One of the issues I have with the political debates in this country is the misguided notion that political parties’ philosophies are monolithic. They just aren’t. Political parties aren’t religions. They have shifting alliances and priorities and philosophies throughout time. No matter that the parties themselves will try to tell us otherwise. Parties are private entities whose aim is to get into power. They will use whatever means necessary to get that and if it means shifting their constituencies from time to time, they’ll do that too. If you are a Democrat now, does not mean you would have been a Democrat 200 years or ago or even 40 years ago. Same with Republican. Parties will compromise internally with the greater goal of getting into power.
I don’t care about down-the-line party politics much anymore. I have voted Democrat because I’m mostly a social liberal. Sortuv. But there was a time when the Republican party had liberals in its midst. There was a time when the Democratic Party had segregationists in its midst. Abraham Lincoln, a Republican, signed the Emancipation Proclamation. Jefferson Davis, a Democrat, was President of the Confederate States of America. The segregationist Dixiecrats moved from the Democratic party to the Republican party. Richard Nixon launched the Southern Strategy. I don’t care.
No Democrat can truly claim that Hillary Clinton is an across-the-board liberal. And no Republican can plausibly label Donald Trump as a died-in-the-wool conservative. I voted for Hillary despite her reprehensible neoconservative foreign policy views. And I know there are many who voted for Donald Trump but find his social rhetoric and thin-skinned demeanor to be less than.
Shortly after the election, I met a friend out for drinks. He had voted for the Trumpening and talked about the President-Elect’s First 100 days plan. First on that plan will be an attempt to impose term limits on the Senate and House of Representatives, a partisan-neutral goal which I think almost anyone could support. In his second breath, he admitted to me that he didn’t really like Trump. But for a right-leaning/conservative libertarian who favors less government regulation in economic matters, voting for Hillary Clinton was pretty well out of the question.

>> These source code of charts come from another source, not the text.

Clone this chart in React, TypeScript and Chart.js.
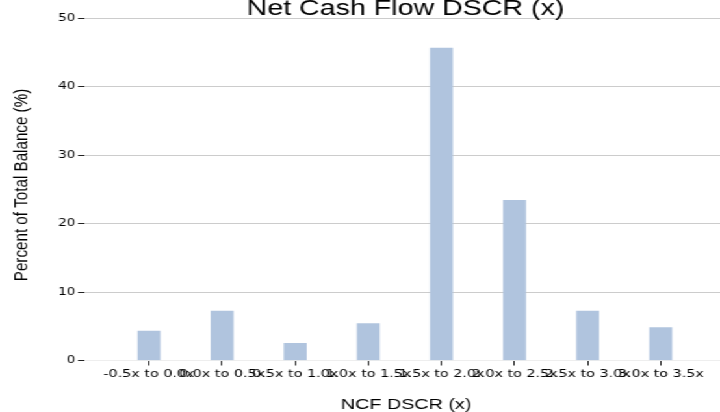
import React, { useEffect, useRef } from "react";
import { Chart, registerables } from "chart.js";

Chart.register(...registerables);

const chartTitle = "Net Cash Flow DSCR (x)";
const xAxisTitle = "NCF DSCR (x)";
const yAxisTitle = "Percent of Total Balance (%)";
const categories = [
  "-0.5x to 0.0x",
  "0.0x to 0.5x",
  "0.5x to 1.0x",
  "1.0x to 1.5x",
  "1.5x to 2.0x",
  "2.0x to 2.5x",
  "2.5x to 3.0x",
  "3.0x to 3.5x",
];
const balancePct = [4.3, 7.2, 2.5, 5.4, 45.6, 23.4, 7.2, 4.8];
const yTicks = [0, 10, 20, 30, 40, 50];

const CW = 554;
const CH = 412;
const SX = 720 / CW;

const titlePlugin = {
  id: "customTitles",
  afterDraw(chart: any) {
    const ctx = chart.ctx;
    ctx.save();
    ctx.fillStyle = "#000000";
    ctx.textAlign = "center";
    ctx.textBaseline = "alphabetic";
    ctx.font = '22px "Liberation Sans", Arial, sans-serif';
    ctx.fillText(chartTitle, 312, 15);
    ctx.font = '15.2px "Liberation Sans", Arial, sans-serif';
    ctx.fillText(xAxisTitle, 312.5, 409);
    ctx.translate(20.5, 185);
    ctx.rotate(-Math.PI / 2);
    ctx.fillText(yAxisTitle, 0, 0);
    ctx.restore();
  },
};

export default function App() {
  const ref = useRef<HTMLCanvasElement>(null);
  useEffect(() => {
    if (!ref.current) return;
    const chart = new Chart(ref.current, {
      type: "bar",
      data: {
        datasets: [
          {
            data: balancePct.map((v, i) => ({ x: i, y: v })),
            backgroundColor: "#b0c4de",
            borderWidth: 0,
            barThickness: 17,
          } as any,
        ],
      },
      options: {
        animation: false,
        responsive: false,
        devicePixelRatio: 1,
        layout: { padding: { top: 18, right: 0, left: 0, bottom: 0 } },
        plugins: { legend: { display: false }, tooltip: { enabled: false }, title: { display: false } },
        scales: {
          x: {
            type: "linear",
            offset: false,
            min: -0.875,
            max: 7.81,
            afterFit(s: any) {
              s.height = CH - 360.5;
            },
            afterBuildTicks(s: any) {
              s.ticks = categories.map((_, i) => ({ value: i }));
            },
            border: { display: false },
            grid: {
              display: true,
              offset: false,
              drawOnChartArea: false,
              drawTicks: true,
              tickLength: 5,
              tickColor: "#222222",
              color: "#222222",
            },
            ticks: {
              autoSkip: false,
              maxRotation: 0,
              minRotation: 0,
              padding: 2,
              color: "#000000",
              font: { family: '"DejaVu Sans", sans-serif', size: 11 },
              callback: (v: any) => categories[v] ?? "",
            },
          },
          y: {
            min: 0,
            max: 50,
            afterFit(s: any) {
              s.width = 65.4;
            },
            afterBuildTicks(s: any) {
              s.ticks = yTicks.map((v) => ({ value: v }));
            },
            border: { display: false },
            grid: {
              color: (c: any) => (c.tick && c.tick.value === 0 ? "#eeeeee" : "#cccccc"),
              lineWidth: 1,
              drawTicks: true,
              tickLength: 5.4,
              tickColor: "#222222",
            },
            ticks: {
              padding: 2,
              color: "#000000",
              font: { family: '"DejaVu Sans", sans-serif', size: 10.5 },
            },
          },
        },
      },
      plugins: [titlePlugin],
    } as any);
    return () => chart.destroy();
  }, []);
  return (
    <div
      style={{
        position: "fixed",
        left: 0,
        top: 0,
        width: CW,
        height: CH,
        transform: `scale(${SX}, 1)`,
        transformOrigin: "0 0",
        background: "#ffffff",
      }}
    >
      <canvas ref={ref} width={CW} height={CH} style={{ width: CW, height: CH, display: "block" }} />
    </div>
  );
}
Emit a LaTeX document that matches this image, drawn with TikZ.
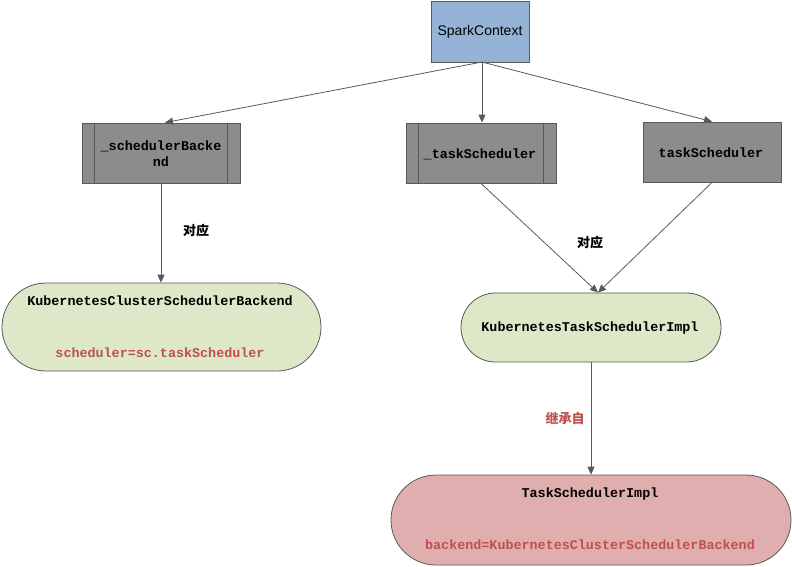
\documentclass[tikz,border=0pt]{standalone}
\usepackage{fontspec}
\setmainfont{Liberation Sans}
\setmonofont{Liberation Mono}
\newfontfamily\cjk{Noto Sans CJK SC}
\usetikzlibrary{arrows.meta}
\definecolor{lineg}{RGB}{89,89,89}
\definecolor{boxg}{RGB}{140,140,140}
\definecolor{blue1}{RGB}{149,179,215}
\definecolor{green1}{RGB}{221,232,200}
\definecolor{pink1}{RGB}{224,174,174}
\definecolor{red1}{RGB}{192,80,77}
\tikzset{
  conn/.style={draw=lineg, line width=0.8pt, -{Triangle[length=8pt,width=7pt]}},
  graybox/.style={draw=lineg, fill=boxg, line width=0.8pt, inner sep=0pt},
  pill/.style={draw=lineg, line width=0.8pt, inner sep=0pt},
  monot/.style={font=\fontsize{13.4}{16}\selectfont\ttfamily\bfseries, inner sep=0pt},
  cjkt/.style={font=\fontsize{13}{15}\selectfont\cjk\bfseries, inner sep=0pt}
}
\begin{document}
\begin{tikzpicture}[x=1pt,y=-1pt]
\useasboundingbox (0,0) rectangle (792,566);
% SparkContext
\node[draw=lineg, fill=blue1, line width=0.8pt, minimum width=98pt, minimum height=61pt, inner sep=0pt,
      font=\fontsize{14}{16}\selectfont] (sc) at (480,31.5) {SparkContext};
% gray boxes
\node[graybox, minimum width=158pt, minimum height=60pt] (sb) at (161,153) {};
\draw[lineg, line width=0.8pt] ([xshift=13pt]sb.north west) -- ([xshift=13pt]sb.south west);
\draw[lineg, line width=0.8pt] ([xshift=-13pt]sb.north east) -- ([xshift=-13pt]sb.south east);
\node[monot, align=center] (sbt) at (161,154) {\_schedulerBacke\\nd};
\node[graybox, minimum width=150pt, minimum height=60pt] (ts) at (481,153) {};
\draw[lineg, line width=0.8pt] ([xshift=13pt]ts.north west) -- ([xshift=13pt]ts.south west);
\draw[lineg, line width=0.8pt] ([xshift=-13pt]ts.north east) -- ([xshift=-13pt]ts.south east);
\node[monot] (tst) at (480,154) {\_taskScheduler};
\node[graybox, minimum width=138pt, minimum height=60pt] (ts2) at (712,152) {};
\node[monot] (ts2t) at (711,153) {taskScheduler};
% pills
\node[pill, fill=green1, minimum width=319pt, minimum height=88pt, rounded corners=44pt] (kcsb) at (161.5,327) {};
\node[monot] (kcsbt) at (160,301) {KubernetesClusterSchedulerBackend};
\node[monot, text=red1] (kcsbr) at (160,353) {scheduler=sc.taskScheduler};
\node[pill, fill=green1, minimum width=260pt, minimum height=69pt, rounded corners=34.5pt] (ktsi) at (591,327.5) {};
\node[monot] (ktsit) at (590,328) {KubernetesTaskSchedulerImpl};
\node[pill, fill=pink1, minimum width=400pt, minimum height=90pt, rounded corners=45pt] (tsi) at (591,520) {};
\node[monot] (tsit) at (590,494) {TaskSchedulerImpl};
\node[monot, text=red1] (tsir) at (590,545) {backend=KubernetesClusterSchedulerBackend};
% connectors
\coordinate (scb) at (482,62);
\draw[conn] (scb) -- ([xshift=4pt]sb.north);
\draw[conn] (scb) -- (ts.north -| scb);
\draw[conn] (scb) -- (ts2.north);
\draw[conn] (sb.south) -- (kcsb.north -| sb.south);
\draw[conn] (ts.south) -- ([xshift=7pt]ktsi.north);
\draw[conn] (ts2.south) -- ([xshift=7pt]ktsi.north);
\draw[conn] (ktsi.south) -- (tsi.north);
% labels
\node[cjkt] (l1) at (196,231) {对应};
\node[cjkt] (l2) at (590,243) {对应};
\node[cjkt, text=red1] (l3) at (565,418) {继承自};
\end{tikzpicture}
\end{document}
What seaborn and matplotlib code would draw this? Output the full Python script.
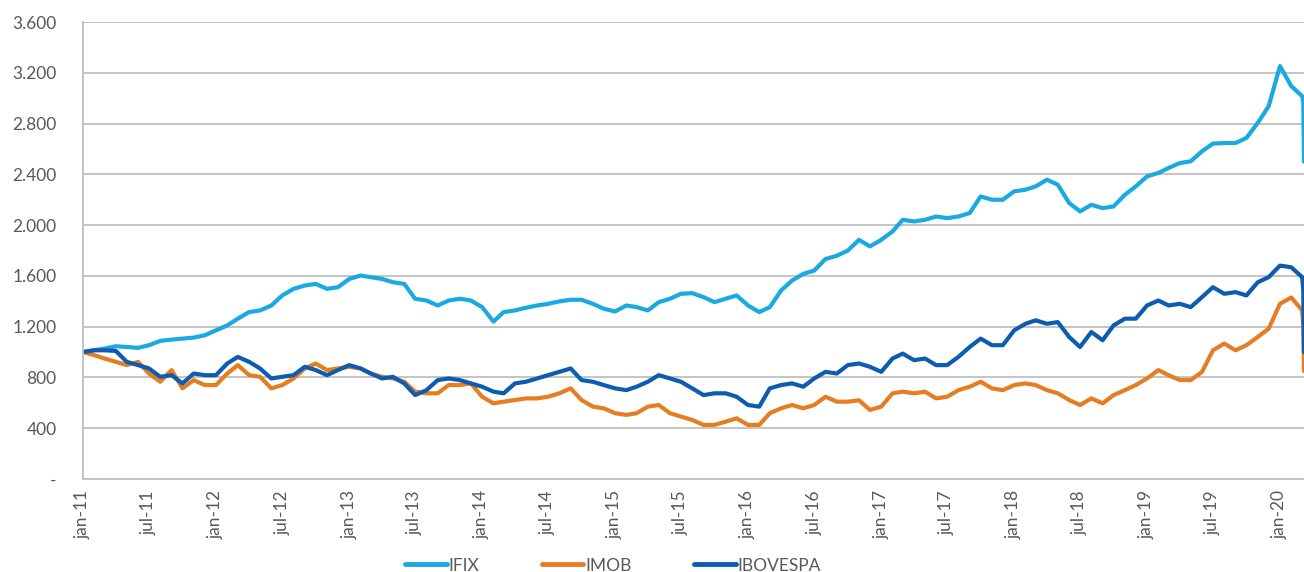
import seaborn as sns
import matplotlib.pyplot as plt
import pandas as pd
import numpy as np

# Monthly readings (first of month), jan-11 .. feb-20, then three points in March 2020
months = pd.date_range('2011-01-01', '2020-02-01', freq='MS')
march_dates = pd.to_datetime(['2020-03-02', '2020-03-05', '2020-03-07'])
dates = months.append(march_dates)

ifix = [
    1000, 1015, 1027, 1046, 1040, 1033, 1054, 1088, 1098, 1106, 1114, 1132,
    1171, 1210, 1263, 1315, 1328, 1367, 1446, 1498, 1524, 1537, 1498, 1511,
    1576, 1603, 1590, 1576, 1550, 1537, 1420, 1406, 1367, 1406, 1420, 1406,
    1354, 1240, 1315, 1328, 1349, 1367, 1380, 1399, 1412, 1412, 1380, 1341,
    1320, 1367, 1354, 1328, 1393, 1420, 1459, 1464, 1433, 1393, 1420, 1446,
    1367, 1315, 1354, 1485, 1563, 1616, 1642, 1733, 1759, 1799, 1884, 1832,
    1884, 1950, 2042, 2029, 2042, 2068, 2055, 2068, 2095, 2226, 2200, 2200,
    2266, 2279, 2305, 2358, 2318, 2174, 2108, 2160, 2134, 2147, 2239, 2305,
    2384, 2411, 2450, 2489, 2503, 2582, 2642, 2647, 2647, 2687, 2805, 2937,
    3253, 3095,
    3016, 2963, 2500,
]

imob = [
    1000, 975, 949, 923, 897, 923, 831, 766, 858, 714, 779, 740,
    740, 831, 897, 818, 805, 714, 740, 792, 871, 910, 858, 871,
    884, 871, 831, 805, 792, 766, 688, 675, 675, 740, 740, 753,
    648, 596, 609, 622, 635, 635, 648, 675, 714, 622, 570, 557,
    518, 505, 518, 570, 583, 518, 492, 465, 426, 426, 452, 478,
    426, 426, 518, 557, 583, 557, 583, 648, 609, 609, 620, 544,
    570, 675, 688, 675, 688, 635, 648, 700, 727, 766, 714, 700,
    740, 753, 740, 700, 675, 622, 583, 635, 596, 661, 700, 740,
    792, 858, 818, 779, 779, 844, 1014, 1067, 1014, 1054, 1119, 1184,
    1380, 1430,
    1328, 1200, 850,
]

ibovespa = [
    1000, 1014, 1014, 1009, 923, 897, 871, 805, 818, 753, 831, 818,
    818, 910, 962, 923, 871, 792, 805, 818, 884, 858, 818, 858,
    897, 871, 831, 792, 805, 753, 661, 700, 779, 792, 779, 753,
    727, 688, 675, 753, 766, 792, 818, 844, 871, 779, 766, 740,
    714, 700, 727, 766, 818, 792, 766, 714, 661, 675, 675, 648,
    583, 570, 714, 740, 753, 727, 792, 844, 831, 897, 910, 884,
    844, 949, 988, 936, 949, 897, 897, 962, 1040, 1106, 1054, 1054,
    1171, 1223, 1250, 1223, 1236, 1119, 1040, 1158, 1093, 1210, 1263, 1263,
    1367, 1406, 1367, 1380, 1354, 1433, 1511, 1459, 1472, 1446, 1550, 1590,
    1681, 1668,
    1590, 1485, 1000,
]

series_names = ['IFIX', 'IMOB', 'IBOVESPA']
colors = ['#1aa9e1', '#e57e22', '#0d5cb0']

y_ticks = [0, 400, 800, 1200, 1600, 2000, 2400, 2800, 3200, 3600]
y_labels = ['-', '400', '800', '1.200', '1.600', '2.000', '2.400', '2.800', '3.200', '3.600']

x_tick_labels = []
for yy in range(11, 21):
    x_tick_labels.append(f'jan-{yy}')
    if yy < 20:
        x_tick_labels.append(f'jul-{yy}')
x_ticks = pd.to_datetime(['20%s-%s-01' % (lab[-2:], '01' if lab.startswith('jan') else '07')
                          for lab in x_tick_labels])

df = pd.DataFrame({'date': np.tile(dates, 3),
                   'value': ifix + imob + ibovespa,
                   'serie': np.repeat(series_names, len(dates))})

sns.set_style('white')
plt.rcParams['font.family'] = ['Lato', 'DejaVu Sans']

fig = plt.figure(figsize=(13.04, 5.72), dpi=100)
ax = fig.add_axes([0.0637, 0.1626, 0.9363, 0.7989])

sns.lineplot(data=df, x='date', y='value', hue='serie', hue_order=series_names,
             palette=colors, linewidth=3, ax=ax, legend=False)

grey = '#595959'
ax.set_ylim(0, 3600)
ax.set_xlim(dates[0], dates[-1])
ax.set_yticks(y_ticks)
ax.set_yticklabels(y_labels, fontsize=12.5, color=grey)
ax.set_xticks(x_ticks)
ax.set_xticklabels(x_tick_labels, rotation=90, fontsize=12.5, color=grey)
ax.grid(axis='y', color='#bfbfbf', linewidth=1.3)
ax.set_axisbelow(True)
ax.set_xlabel('')
ax.set_ylabel('')

for side in ['top', 'right']:
    ax.spines[side].set_visible(False)
for side in ['left', 'bottom']:
    ax.spines[side].set_color('#bfbfbf')
    ax.spines[side].set_linewidth(1.3)
ax.tick_params(axis='both', which='major', length=5, width=1.3, color='#bfbfbf',
               direction='out')
ax.tick_params(axis='y', pad=14)
ax.tick_params(axis='x', pad=3)

handles = [plt.Line2D([], [], color=c, linewidth=3.5) for c in colors]
fig.legend(handles, series_names, loc='lower center', bbox_to_anchor=(0.47, -0.03),
           ncol=3, frameon=False, fontsize=12.5, handlelength=2.4, handletextpad=0.1,
           columnspacing=3.6, labelcolor=grey)

fig.savefig('out.png', dpi=100)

No one, including your humble narrator, is perfectly internally consistent. We vote as we do in the hope that the issues we find most pressing will be addressed and those on which we disagree will be minimized. Even if the USA had more than two major political parties, there would likely be no party which accurately represents an individual’s preferences. A non-interventionist foreign policy or gun rights. Anti-choice on abortion or a stronger welfare state. Etc. Check out the (admittedly simplistic) chart of political philosophies. Do you stand squarely in the middle with libertarians? There is a tension here which neither party can ever resolve. And the purely libertarian perspective is one which has tensions of its own. So let’s cut the bull once and for all that one or the other party (or even the Libertarians or other minor satellite parties) are pure and good and consistent.